● **What is needed**: Leave out the pictures and transcribe everything else exactly.

##############################

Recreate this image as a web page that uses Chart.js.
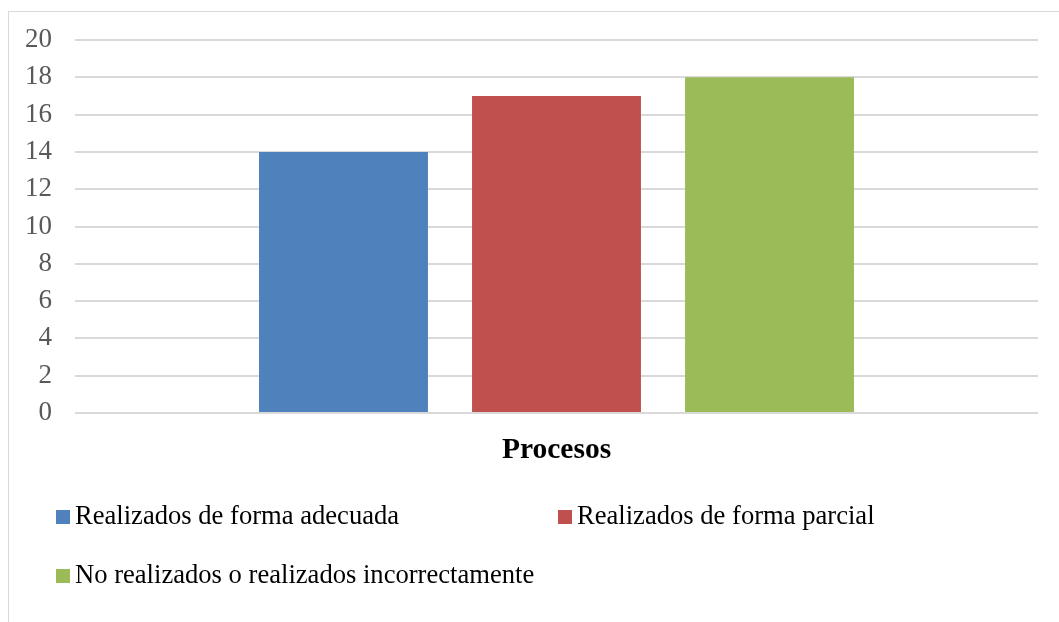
<!DOCTYPE html>
<html lang="es">
<head>
  <meta charset="UTF-8">
  <title>Procesos</title>
  <script src="https://cdn.jsdelivr.net/npm/chart.js"></script>
  <style>
    html, body { margin: 0; padding: 0; background: #fff; overflow: hidden; }
    #wrap { position: relative; width: 1059px; height: 622px; }
    #frame { position: absolute; left: 8px; top: 11px; width: 1100px; height: 700px;
             border-left: 1px solid #d9d9d9; border-top: 1px solid #d9d9d9; }
    #procChart { position: absolute; left: 0; top: 0; }
    .lg-box { position: absolute; width: 14px; height: 14px; }
    .lg-text { position: absolute; font: 26.6px 'Liberation Serif', 'Times New Roman', serif;
               line-height: 30px; color: #000; white-space: nowrap; }
  </style>
</head>
<body>
<div id="wrap">
  <div id="frame"></div>
  <canvas id="procChart" width="1059" height="622"></canvas>
  <div id="legend"></div>
</div>
<script>
  const categories = ['Procesos'];
  const seriesNames = [
    'Realizados de forma adecuada',
    'Realizados de forma parcial',
    'No realizados o realizados incorrectamente'
  ];
  const seriesValues = [[14], [17], [18]];
  const seriesColors = ['#4f81bd', '#c0504d', '#9bbb59'];
  const yTicks = [0, 2, 4, 6, 8, 10, 12, 14, 16, 18, 20];

  const serif = "'Liberation Serif', 'Times New Roman', serif";

  const ctx = document.getElementById('procChart').getContext('2d');
  const chart = new Chart(ctx, {
    type: 'bar',
    data: {
      labels: categories,
      datasets: seriesNames.map((name, i) => ({
        label: name,
        data: seriesValues[i],
        backgroundColor: seriesColors[i],
        borderWidth: 0,
        barPercentage: 0.793,
        categoryPercentage: 0.6636
      }))
    },
    options: {
      responsive: false,
      animation: false,
      layout: { padding: { top: 40, right: 21, bottom: 150, left: 0 } },
      plugins: {
        legend: { display: false },
        tooltip: { enabled: false }
      },
      scales: {
        x: {
          grid: { display: false },
          border: { display: false },
          ticks: {
            color: '#000',
            padding: 12,
            font: { family: serif, size: 29.5, weight: 'bold' }
          },
          afterFit: (s) => { s.height = 622 - 413 - 150; }
        },
        y: {
          min: yTicks[0],
          max: yTicks[yTicks.length - 1],
          afterBuildTicks: (s) => { s.ticks = yTicks.map(v => ({ value: v })); },
          grid: { color: '#d9d9d9', lineWidth: 2, drawTicks: false },
          border: { display: false },
          ticks: {
            color: '#595959',
            padding: 23,
            font: { family: serif, size: 27 }
          },
          afterFit: (s) => { s.width = 75; }
        }
      }
    }
  });

  // legend in two columns, like the original
  const colX = [56, 558];
  const rowY = [510, 569];
  const legend = document.getElementById('legend');
  chart.data.datasets.forEach((ds, i) => {
    const x = colX[i % 2], y = rowY[Math.floor(i / 2)];
    const box = document.createElement('div');
    box.className = 'lg-box';
    box.style.left = x + 'px';
    box.style.top = y + 'px';
    box.style.background = ds.backgroundColor;
    const txt = document.createElement('div');
    txt.className = 'lg-text';
    txt.style.left = (x + 19) + 'px';
    txt.style.top = (y - 10) + 'px';
    txt.textContent = ds.label;
    legend.appendChild(box);
    legend.appendChild(txt);
  });
</script>
</body>
</html>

##############################

● **Finished task**:
Recreate this image as a web page that uses Chart.js.
<!DOCTYPE html>
<html lang="es">
<head>
  <meta charset="UTF-8">
  <title>Procesos</title>
  <script src="https://cdn.jsdelivr.net/npm/chart.js"></script>
  <style>
    html, body { margin: 0; padding: 0; background: #fff; overflow: hidden; }
    #wrap { position: relative; width: 1059px; height: 622px; }
    #frame { position: absolute; left: 8px; top: 11px; width: 1100px; height: 700px;
             border-left: 1px solid #d9d9d9; border-top: 1px solid #d9d9d9; }
    #procChart { position: absolute; left: 0; top: 0; }
    .lg-box { position: absolute; width: 14px; height: 14px; }
    .lg-text { position: absolute; font: 26.6px 'Liberation Serif', 'Times New Roman', serif;
               line-height: 30px; color: #000; white-space: nowrap; }
  </style>
</head>
<body>
<div id="wrap">
  <div id="frame"></div>
  <canvas id="procChart" width="1059" height="622"></canvas>
  <div id="legend"></div>
</div>
<script>
  const categories = ['Procesos'];
  const seriesNames = [
    'Realizados de forma adecuada',
    'Realizados de forma parcial',
    'No realizados o realizados incorrectamente'
  ];
  const seriesValues = [[14], [17], [18]];
  const seriesColors = ['#4f81bd', '#c0504d', '#9bbb59'];
  const yTicks = [0, 2, 4, 6, 8, 10, 12, 14, 16, 18, 20];

  const serif = "'Liberation Serif', 'Times New Roman', serif";

  const ctx = document.getElementById('procChart').getContext('2d');
  const chart = new Chart(ctx, {
    type: 'bar',
    data: {
      labels: categories,
      datasets: seriesNames.map((name, i) => ({
        label: name,
        data: seriesValues[i],
        backgroundColor: seriesColors[i],
        borderWidth: 0,
        barPercentage: 0.793,
        categoryPercentage: 0.6636
      }))
    },
    options: {
      responsive: false,
      animation: false,
      layout: { padding: { top: 40, right: 21, bottom: 150, left: 0 } },
      plugins: {
        legend: { display: false },
        tooltip: { enabled: false }
      },
      scales: {
        x: {
          grid: { display: false },
          border: { display: false },
          ticks: {
            color: '#000',
            padding: 12,
            font: { family: serif, size: 29.5, weight: 'bold' }
          },
          afterFit: (s) => { s.height = 622 - 413 - 150; }
        },
        y: {
          min: yTicks[0],
          max: yTicks[yTicks.length - 1],
          afterBuildTicks: (s) => { s.ticks = yTicks.map(v => ({ value: v })); },
          grid: { color: '#d9d9d9', lineWidth: 2, drawTicks: false },
          border: { display: false },
          ticks: {
            color: '#595959',
            padding: 23,
            font: { family: serif, size: 27 }
          },
          afterFit: (s) => { s.width = 75; }
        }
      }
    }
  });

  // legend in two columns, like the original
  const colX = [56, 558];
  const rowY = [510, 569];
  const legend = document.getElementById('legend');
  chart.data.datasets.forEach((ds, i) => {
    const x = colX[i % 2], y = rowY[Math.floor(i / 2)];
    const box = document.createElement('div');
    box.className = 'lg-box';
    box.style.left = x + 'px';
    box.style.top = y + 'px';
    box.style.background = ds.backgroundColor;
    const txt = document.createElement('div');
    txt.className = 'lg-text';
    txt.style.left = (x + 19) + 'px';
    txt.style.top = (y - 10) + 'px';
    txt.textContent = ds.label;
    legend.appendChild(box);
    legend.appendChild(txt);
  });
</script>
</body>
</html>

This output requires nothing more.